Dymicron has developed a state-of-the-art implant made from one of the most durable materials on Earth: biocompatible man-made diamond.


The polycrystalline diamond (PCD) material Dymicron employs in the manufacture of its Triadyme-C™ cervical total disc replacement (cTDR) device is Orthopedic Diamond™, a patented grade of exclusive PCD that Dymicron has invented for use in medical applications.


Tough enough for heavy industry

Polycrystalline diamond is an industrial material used in the most demanding environments and in applications where diamond’s extreme hardness, wear resistance, and incredible toughness are needed. The material has revolutionized every industry it has moved into. In down-hole well drilling, for example, PDC dramatically outperforms tungsten carbide, the former substance of choice, with a capacity for drilling 160 times farther while removing hard rock three times faster.

Orthopedic Diamond exhibits dramatically less wear than traditional implant materials. Above, the amount of wear debris generated by 14 million cycles is shown for polyethylene (white), cobalt-chrome (silver), and Orthopedic Diamond (black, indicated by arrow).

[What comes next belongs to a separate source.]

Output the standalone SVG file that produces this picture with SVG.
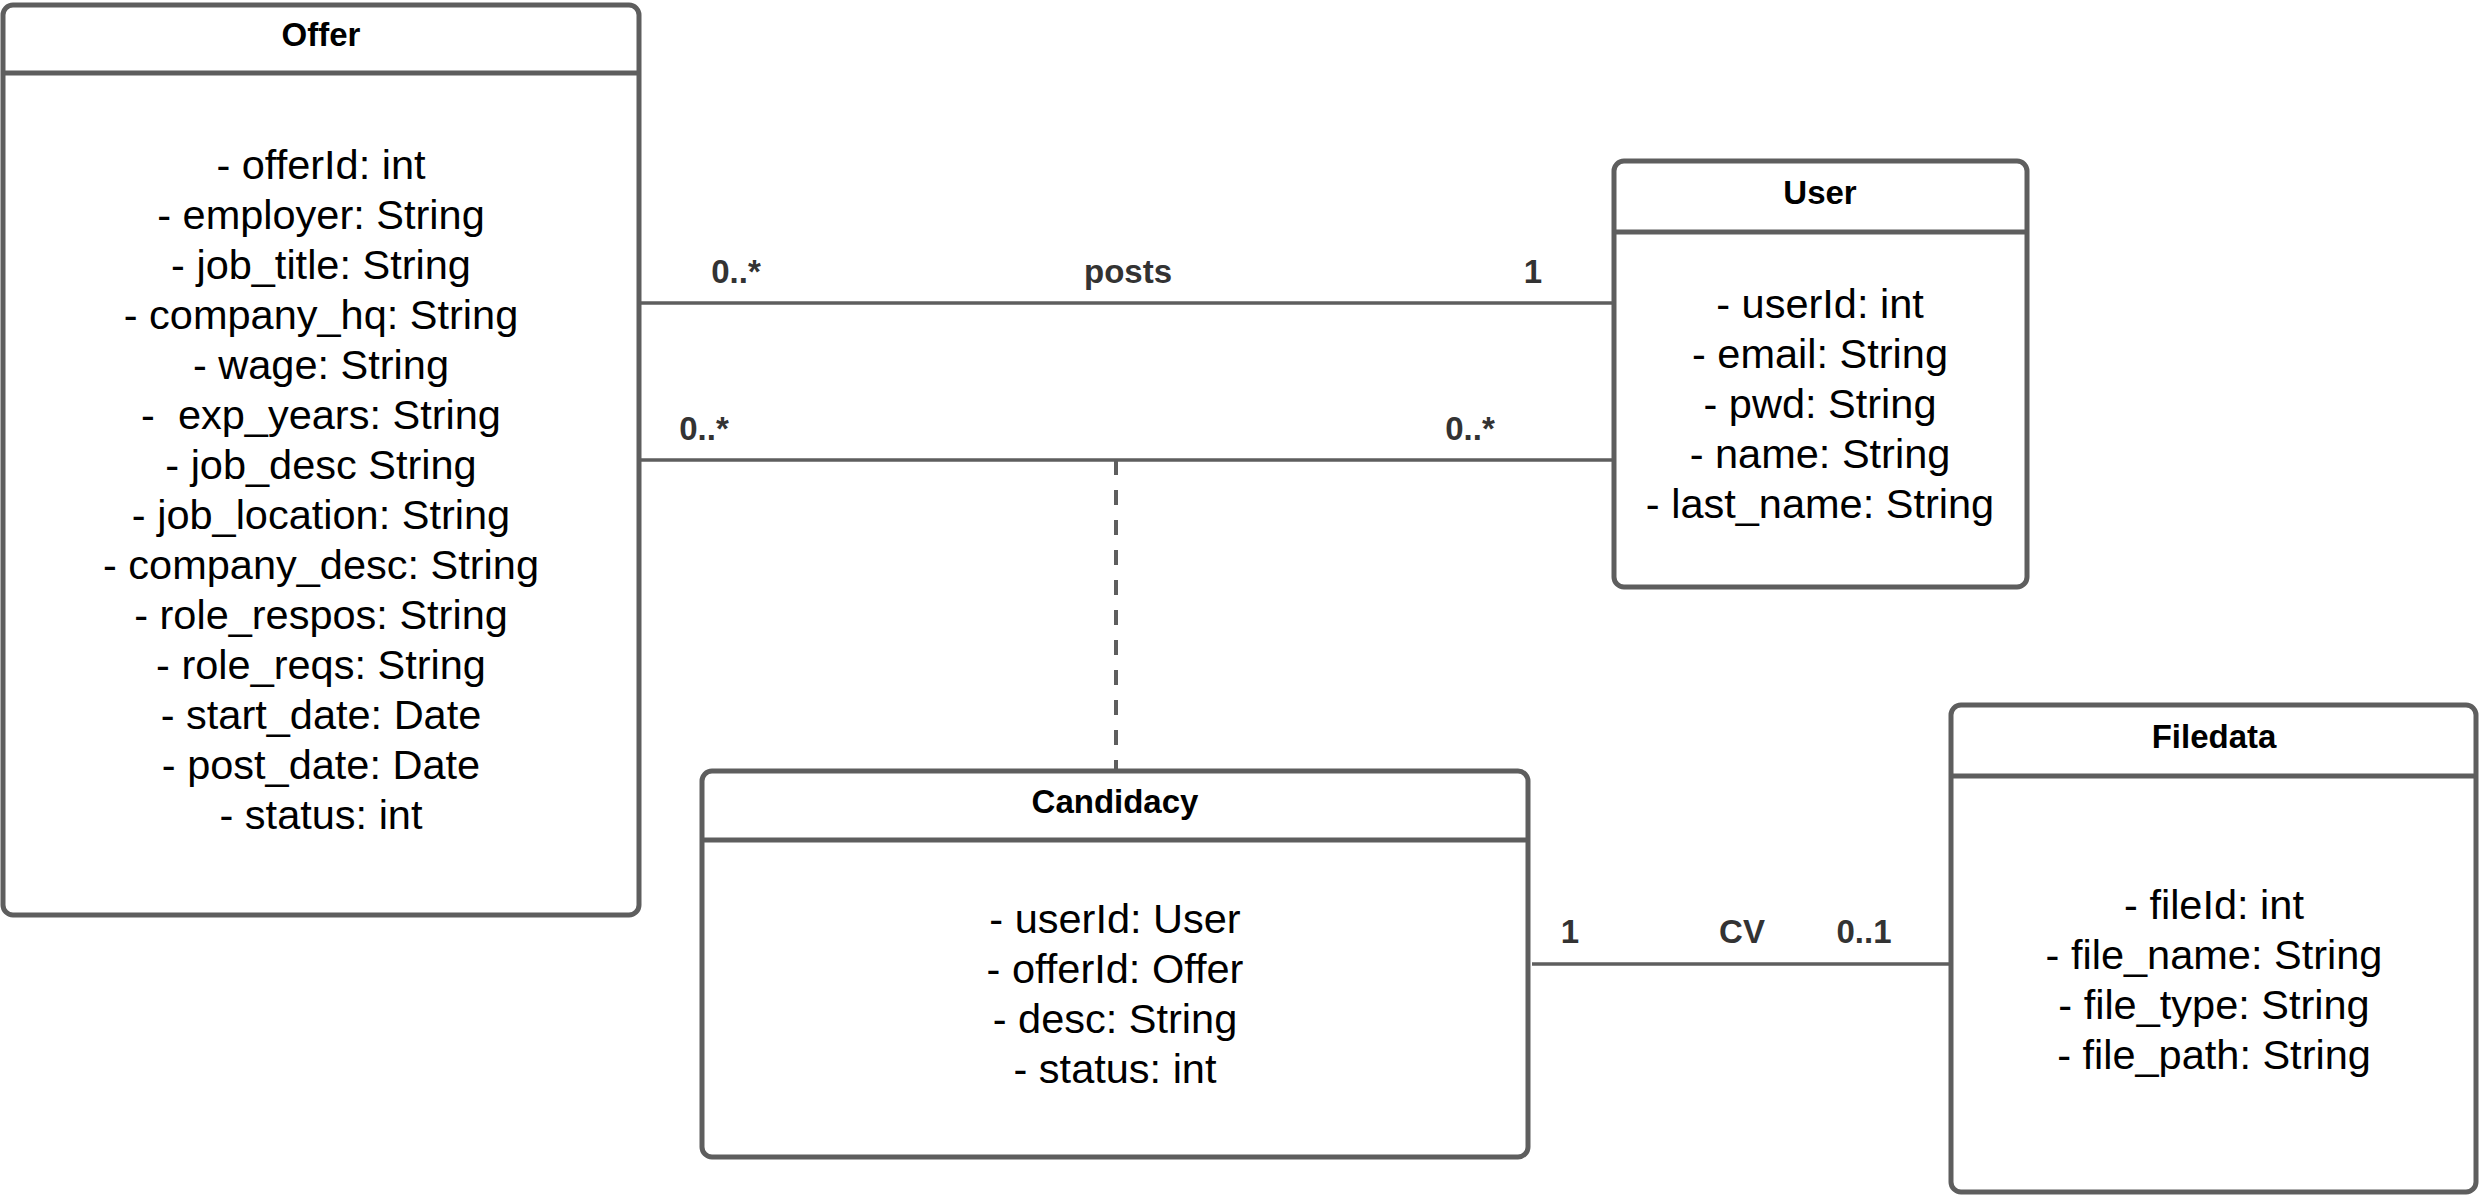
<svg xmlns="http://www.w3.org/2000/svg" width="2481" height="1196" viewBox="0 0 2481 1196">
<style>
.box{fill:#ffffff;stroke:#5e5e5e;stroke-width:5}
.sep{stroke:#5e5e5e;stroke-width:5}
.title{font-family:"Liberation Sans",Arial,sans-serif;font-weight:bold;font-size:33px;fill:#000000;text-anchor:middle}
.attr{font-family:"Liberation Sans",Arial,sans-serif;font-size:41.5px;fill:#000000;text-anchor:middle;white-space:pre}
.lbl{font-family:"Liberation Sans",Arial,sans-serif;font-weight:bold;font-size:33px;fill:#333333;text-anchor:middle}
.edge{stroke:#5e5e5e;stroke-width:3.5;fill:none}
.dash{stroke:#5e5e5e;stroke-width:4;fill:none;stroke-dasharray:15 15}
</style>
<rect width="2481" height="1196" fill="#ffffff"/>
<g id="connectors">
  <line class="edge" x1="641" y1="303" x2="1614" y2="303"/>
  <line class="edge" x1="641" y1="460" x2="1614" y2="460"/>
  <line class="dash" x1="1116" y1="460" x2="1116" y2="771"/>
  <line class="edge" x1="1532" y1="964" x2="1951" y2="964"/>
  <text class="lbl" x="736" y="283">0..*</text>
  <text class="lbl" x="1128" y="283">posts</text>
  <text class="lbl" x="1533" y="283">1</text>
  <text class="lbl" x="704" y="440">0..*</text>
  <text class="lbl" x="1470" y="440">0..*</text>
  <text class="lbl" x="1570" y="943">1</text>
  <text class="lbl" x="1742" y="943">CV</text>
  <text class="lbl" x="1864" y="943">0..1</text>
</g>
<g id="offer">
  <rect class="box" x="3" y="5" width="636" height="910" rx="10"/>
  <line class="sep" x1="3" y1="73" x2="639" y2="73"/>
  <text class="title" x="321" y="46">Offer</text>
  <text class="attr" x="321" y="179">- offerId: int</text>
  <text class="attr" x="321" y="229">- employer: String</text>
  <text class="attr" x="321" y="279">- job_title: String</text>
  <text class="attr" x="321" y="329">- company_hq: String</text>
  <text class="attr" x="321" y="379">- wage: String</text>
  <text class="attr" x="321" y="429" xml:space="preserve">-  exp_years: String</text>
  <text class="attr" x="321" y="479">- job_desc String</text>
  <text class="attr" x="321" y="529">- job_location: String</text>
  <text class="attr" x="321" y="579">- company_desc: String</text>
  <text class="attr" x="321" y="629">- role_respos: String</text>
  <text class="attr" x="321" y="679">- role_reqs: String</text>
  <text class="attr" x="321" y="729">- start_date: Date</text>
  <text class="attr" x="321" y="779">- post_date: Date</text>
  <text class="attr" x="321" y="829">- status: int</text>
</g>
<g id="user">
  <rect class="box" x="1614" y="161" width="413" height="426" rx="10"/>
  <line class="sep" x1="1614" y1="232" x2="2027" y2="232"/>
  <text class="title" x="1820" y="204">User</text>
  <text class="attr" x="1820" y="318">- userId: int</text>
  <text class="attr" x="1820" y="368">- email: String</text>
  <text class="attr" x="1820" y="418">- pwd: String</text>
  <text class="attr" x="1820" y="468">- name: String</text>
  <text class="attr" x="1820" y="518">- last_name: String</text>
</g>
<g id="candidacy">
  <rect class="box" x="702" y="771" width="826" height="386" rx="10"/>
  <line class="sep" x1="702" y1="840" x2="1528" y2="840"/>
  <text class="title" x="1115" y="813">Candidacy</text>
  <text class="attr" x="1115" y="933">- userId: User</text>
  <text class="attr" x="1115" y="983">- offerId: Offer</text>
  <text class="attr" x="1115" y="1033">- desc: String</text>
  <text class="attr" x="1115" y="1083">- status: int</text>
</g>
<g id="filedata">
  <rect class="box" x="1951" y="705" width="525" height="487" rx="10"/>
  <line class="sep" x1="1951" y1="776" x2="2476" y2="776"/>
  <text class="title" x="2214" y="748">Filedata</text>
  <text class="attr" x="2214" y="919">- fileId: int</text>
  <text class="attr" x="2214" y="969">- file_name: String</text>
  <text class="attr" x="2214" y="1019">- file_type: String</text>
  <text class="attr" x="2214" y="1069">- file_path: String</text>
</g>
</svg>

A composite material, polycrystalline diamond is a sintered monobloc of diamond microcrystals that have been fused together at a pressure of 1 million pounds per square inch and a temperature of 1,400° Celsius; a small percentage of the construct is a metallic alloy that facilitates the sintering process. The resulting PDC maintains many of the extreme properties for which natural diamond is known, but is significantly more durable.


Just as tough, but now refined for human medicine

Dymicron’s ongoing clinical studies point to Orthopedic Diamond as perhaps the ideal material for joint replacement devices. It’s just as hard as natural diamond, and Orthopedic Diamond’s resistance to brittle fracture is actually greater than for single-crystal natural diamonds.


Orthopedic diamond also has an extraordinarily low coefficient of friction, and is just as resistant to wear as industrial PCD. After being wear-tested under high-stress conditions, Orthopedic Diamond exhibited more than 1,000 times greater wear resistance than cobalt-chrome, the alloy most commonly used in orthopedic applications.

Diamond is the ideal bearing material, and Dymicron has developed the only biocompatible man-made variety, Orthopedic Diamond™


  • Lowest coefficient of friction
  • Extreme wear resistance—virtually no wear debris
  • Unrivalled toughness
  • Excellent biocompatibility profile
  • Compatible with X-ray, CT, and MRI diagnostics
  • Enables the creation of devices designed to outlast the  patient’s lifetime

Unlike translucent natural diamond, the crystals in polycrystalline diamond are bridged together, giving it its opaque black appearance and unmatched strength.

This means that, practically speaking, wear debris and its associated complications could soon become a thing of the past.


Think about that: Given the inflammatory effect wear debris can have on a patient, particularly when such debris are localized around the spine, and the sometimes catastrophic consequences this wear has for patients, Orthopedic Diamond’s ability to make wear debris nearly non-existent stands to be a game-changing development.


Orthopedic Diamond can readily endure physiologic loading for 40+ years. And the material is fully compatible with X-ray and CT diagnostics, and MRI-compatible with little artifact, allowing clear images at the treatment level.


The definitive next-gen orthopedic implant material

Dymicron’s vision is to deliver joint replacement devices marked by exceptional performance and endurance—built to last more than a lifetime—to patients with injured or degenerative joints. Thanks to its extreme properties, Orthopedic Diamond is ushering in a new generation of uniquely patient-friendly designs that we believe would be impossible with any other material. It is a peerless material.